Every line of the listing must be reproduced as it stands. Leave the images behind.

** BEGIN **

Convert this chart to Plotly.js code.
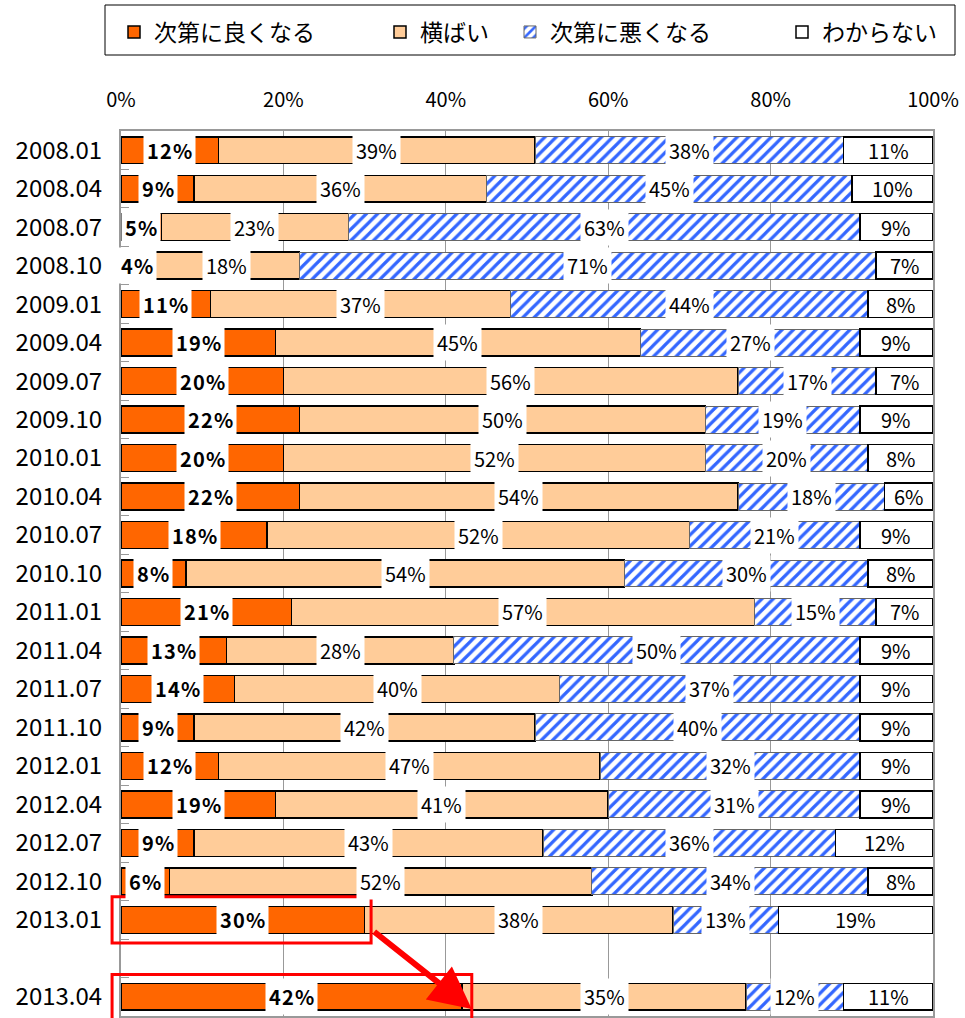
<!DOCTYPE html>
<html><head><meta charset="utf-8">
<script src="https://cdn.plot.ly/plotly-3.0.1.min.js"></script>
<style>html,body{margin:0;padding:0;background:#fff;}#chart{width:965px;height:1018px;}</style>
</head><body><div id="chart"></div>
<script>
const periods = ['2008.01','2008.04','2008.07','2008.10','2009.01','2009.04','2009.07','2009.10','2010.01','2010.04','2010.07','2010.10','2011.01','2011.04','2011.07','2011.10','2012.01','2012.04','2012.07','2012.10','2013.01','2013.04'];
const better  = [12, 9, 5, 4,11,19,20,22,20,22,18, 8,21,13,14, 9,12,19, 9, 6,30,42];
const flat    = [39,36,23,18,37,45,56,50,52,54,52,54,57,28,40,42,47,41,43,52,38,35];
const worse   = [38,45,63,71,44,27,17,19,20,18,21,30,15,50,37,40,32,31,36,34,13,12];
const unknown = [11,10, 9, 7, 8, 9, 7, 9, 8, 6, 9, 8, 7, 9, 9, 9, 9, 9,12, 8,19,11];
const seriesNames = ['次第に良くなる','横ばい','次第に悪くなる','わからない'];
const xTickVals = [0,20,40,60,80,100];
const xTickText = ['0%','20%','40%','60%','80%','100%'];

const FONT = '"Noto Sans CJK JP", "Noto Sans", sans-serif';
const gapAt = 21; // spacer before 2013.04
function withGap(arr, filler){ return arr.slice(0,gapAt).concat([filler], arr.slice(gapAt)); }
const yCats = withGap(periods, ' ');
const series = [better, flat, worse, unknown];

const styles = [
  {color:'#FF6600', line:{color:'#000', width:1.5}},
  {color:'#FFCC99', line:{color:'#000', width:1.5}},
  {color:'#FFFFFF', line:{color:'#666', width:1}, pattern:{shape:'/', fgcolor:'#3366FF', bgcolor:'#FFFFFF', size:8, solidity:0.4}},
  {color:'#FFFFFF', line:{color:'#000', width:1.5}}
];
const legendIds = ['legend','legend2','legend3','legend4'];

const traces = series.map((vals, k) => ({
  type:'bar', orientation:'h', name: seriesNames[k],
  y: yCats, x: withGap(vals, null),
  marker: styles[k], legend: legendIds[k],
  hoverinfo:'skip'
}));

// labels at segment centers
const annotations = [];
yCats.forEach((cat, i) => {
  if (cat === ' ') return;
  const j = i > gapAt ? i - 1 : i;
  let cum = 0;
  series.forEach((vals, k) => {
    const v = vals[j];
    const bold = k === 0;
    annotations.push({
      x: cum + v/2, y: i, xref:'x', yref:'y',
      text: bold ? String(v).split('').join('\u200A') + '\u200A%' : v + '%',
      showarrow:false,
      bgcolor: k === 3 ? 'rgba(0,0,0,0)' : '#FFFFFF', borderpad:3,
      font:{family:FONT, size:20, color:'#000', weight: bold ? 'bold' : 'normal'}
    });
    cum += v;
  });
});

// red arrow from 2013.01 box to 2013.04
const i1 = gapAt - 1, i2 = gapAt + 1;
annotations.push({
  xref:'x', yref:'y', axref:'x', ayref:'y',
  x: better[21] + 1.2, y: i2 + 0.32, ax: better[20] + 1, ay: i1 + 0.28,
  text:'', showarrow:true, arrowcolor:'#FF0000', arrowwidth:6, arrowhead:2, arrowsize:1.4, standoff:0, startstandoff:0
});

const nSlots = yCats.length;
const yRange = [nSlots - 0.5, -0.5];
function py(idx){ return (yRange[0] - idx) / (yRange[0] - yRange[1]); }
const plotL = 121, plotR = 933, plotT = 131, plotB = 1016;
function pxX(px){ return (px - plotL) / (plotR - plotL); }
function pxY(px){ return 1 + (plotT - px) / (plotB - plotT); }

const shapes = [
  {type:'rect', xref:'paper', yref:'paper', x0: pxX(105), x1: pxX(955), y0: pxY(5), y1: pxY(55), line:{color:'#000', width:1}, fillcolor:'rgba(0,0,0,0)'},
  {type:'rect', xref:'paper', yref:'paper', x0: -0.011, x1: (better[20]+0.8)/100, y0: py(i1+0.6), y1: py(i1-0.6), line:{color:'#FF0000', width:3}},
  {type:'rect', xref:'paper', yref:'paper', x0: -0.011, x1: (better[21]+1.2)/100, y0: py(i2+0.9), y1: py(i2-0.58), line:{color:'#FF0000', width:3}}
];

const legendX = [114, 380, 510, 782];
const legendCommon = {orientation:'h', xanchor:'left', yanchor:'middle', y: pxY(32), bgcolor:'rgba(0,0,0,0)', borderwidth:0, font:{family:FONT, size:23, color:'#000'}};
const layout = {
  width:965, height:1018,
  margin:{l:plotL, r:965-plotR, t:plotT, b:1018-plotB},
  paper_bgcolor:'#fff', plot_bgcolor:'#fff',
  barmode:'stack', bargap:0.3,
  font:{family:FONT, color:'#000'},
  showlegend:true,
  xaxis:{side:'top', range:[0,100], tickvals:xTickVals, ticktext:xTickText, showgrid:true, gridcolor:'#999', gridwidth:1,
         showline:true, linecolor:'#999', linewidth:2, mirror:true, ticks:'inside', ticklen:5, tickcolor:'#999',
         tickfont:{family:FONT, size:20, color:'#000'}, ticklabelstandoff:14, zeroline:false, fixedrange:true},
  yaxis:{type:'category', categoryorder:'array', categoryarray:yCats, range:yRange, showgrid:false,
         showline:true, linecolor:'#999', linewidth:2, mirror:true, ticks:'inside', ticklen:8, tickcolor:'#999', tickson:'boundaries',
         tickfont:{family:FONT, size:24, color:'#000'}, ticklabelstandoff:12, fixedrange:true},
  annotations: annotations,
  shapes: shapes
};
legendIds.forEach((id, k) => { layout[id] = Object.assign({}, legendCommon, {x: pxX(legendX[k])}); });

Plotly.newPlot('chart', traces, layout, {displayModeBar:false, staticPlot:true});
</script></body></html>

** END **

## Response to the exercise
Convert this chart to Plotly.js code.
<!DOCTYPE html>
<html><head><meta charset="utf-8">
<script src="https://cdn.plot.ly/plotly-3.0.1.min.js"></script>
<style>html,body{margin:0;padding:0;background:#fff;}#chart{width:965px;height:1018px;}</style>
</head><body><div id="chart"></div>
<script>
const periods = ['2008.01','2008.04','2008.07','2008.10','2009.01','2009.04','2009.07','2009.10','2010.01','2010.04','2010.07','2010.10','2011.01','2011.04','2011.07','2011.10','2012.01','2012.04','2012.07','2012.10','2013.01','2013.04'];
const better  = [12, 9, 5, 4,11,19,20,22,20,22,18, 8,21,13,14, 9,12,19, 9, 6,30,42];
const flat    = [39,36,23,18,37,45,56,50,52,54,52,54,57,28,40,42,47,41,43,52,38,35];
const worse   = [38,45,63,71,44,27,17,19,20,18,21,30,15,50,37,40,32,31,36,34,13,12];
const unknown = [11,10, 9, 7, 8, 9, 7, 9, 8, 6, 9, 8, 7, 9, 9, 9, 9, 9,12, 8,19,11];
const seriesNames = ['次第に良くなる','横ばい','次第に悪くなる','わからない'];
const xTickVals = [0,20,40,60,80,100];
const xTickText = ['0%','20%','40%','60%','80%','100%'];

const FONT = '"Noto Sans CJK JP", "Noto Sans", sans-serif';
const gapAt = 21; // spacer before 2013.04
function withGap(arr, filler){ return arr.slice(0,gapAt).concat([filler], arr.slice(gapAt)); }
const yCats = withGap(periods, ' ');
const series = [better, flat, worse, unknown];

const styles = [
  {color:'#FF6600', line:{color:'#000', width:1.5}},
  {color:'#FFCC99', line:{color:'#000', width:1.5}},
  {color:'#FFFFFF', line:{color:'#666', width:1}, pattern:{shape:'/', fgcolor:'#3366FF', bgcolor:'#FFFFFF', size:8, solidity:0.4}},
  {color:'#FFFFFF', line:{color:'#000', width:1.5}}
];
const legendIds = ['legend','legend2','legend3','legend4'];

const traces = series.map((vals, k) => ({
  type:'bar', orientation:'h', name: seriesNames[k],
  y: yCats, x: withGap(vals, null),
  marker: styles[k], legend: legendIds[k],
  hoverinfo:'skip'
}));

// labels at segment centers
const annotations = [];
yCats.forEach((cat, i) => {
  if (cat === ' ') return;
  const j = i > gapAt ? i - 1 : i;
  let cum = 0;
  series.forEach((vals, k) => {
    const v = vals[j];
    const bold = k === 0;
    annotations.push({
      x: cum + v/2, y: i, xref:'x', yref:'y',
      text: bold ? String(v).split('').join('\u200A') + '\u200A%' : v + '%',
      showarrow:false,
      bgcolor: k === 3 ? 'rgba(0,0,0,0)' : '#FFFFFF', borderpad:3,
      font:{family:FONT, size:20, color:'#000', weight: bold ? 'bold' : 'normal'}
    });
    cum += v;
  });
});

// red arrow from 2013.01 box to 2013.04
const i1 = gapAt - 1, i2 = gapAt + 1;
annotations.push({
  xref:'x', yref:'y', axref:'x', ayref:'y',
  x: better[21] + 1.2, y: i2 + 0.32, ax: better[20] + 1, ay: i1 + 0.28,
  text:'', showarrow:true, arrowcolor:'#FF0000', arrowwidth:6, arrowhead:2, arrowsize:1.4, standoff:0, startstandoff:0
});

const nSlots = yCats.length;
const yRange = [nSlots - 0.5, -0.5];
function py(idx){ return (yRange[0] - idx) / (yRange[0] - yRange[1]); }
const plotL = 121, plotR = 933, plotT = 131, plotB = 1016;
function pxX(px){ return (px - plotL) / (plotR - plotL); }
function pxY(px){ return 1 + (plotT - px) / (plotB - plotT); }

const shapes = [
  {type:'rect', xref:'paper', yref:'paper', x0: pxX(105), x1: pxX(955), y0: pxY(5), y1: pxY(55), line:{color:'#000', width:1}, fillcolor:'rgba(0,0,0,0)'},
  {type:'rect', xref:'paper', yref:'paper', x0: -0.011, x1: (better[20]+0.8)/100, y0: py(i1+0.6), y1: py(i1-0.6), line:{color:'#FF0000', width:3}},
  {type:'rect', xref:'paper', yref:'paper', x0: -0.011, x1: (better[21]+1.2)/100, y0: py(i2+0.9), y1: py(i2-0.58), line:{color:'#FF0000', width:3}}
];

const legendX = [114, 380, 510, 782];
const legendCommon = {orientation:'h', xanchor:'left', yanchor:'middle', y: pxY(32), bgcolor:'rgba(0,0,0,0)', borderwidth:0, font:{family:FONT, size:23, color:'#000'}};
const layout = {
  width:965, height:1018,
  margin:{l:plotL, r:965-plotR, t:plotT, b:1018-plotB},
  paper_bgcolor:'#fff', plot_bgcolor:'#fff',
  barmode:'stack', bargap:0.3,
  font:{family:FONT, color:'#000'},
  showlegend:true,
  xaxis:{side:'top', range:[0,100], tickvals:xTickVals, ticktext:xTickText, showgrid:true, gridcolor:'#999', gridwidth:1,
         showline:true, linecolor:'#999', linewidth:2, mirror:true, ticks:'inside', ticklen:5, tickcolor:'#999',
         tickfont:{family:FONT, size:20, color:'#000'}, ticklabelstandoff:14, zeroline:false, fixedrange:true},
  yaxis:{type:'category', categoryorder:'array', categoryarray:yCats, range:yRange, showgrid:false,
         showline:true, linecolor:'#999', linewidth:2, mirror:true, ticks:'inside', ticklen:8, tickcolor:'#999', tickson:'boundaries',
         tickfont:{family:FONT, size:24, color:'#000'}, ticklabelstandoff:12, fixedrange:true},
  annotations: annotations,
  shapes: shapes
};
legendIds.forEach((id, k) => { layout[id] = Object.assign({}, legendCommon, {x: pxX(legendX[k])}); });

Plotly.newPlot('chart', traces, layout, {displayModeBar:false, staticPlot:true});
</script></body></html>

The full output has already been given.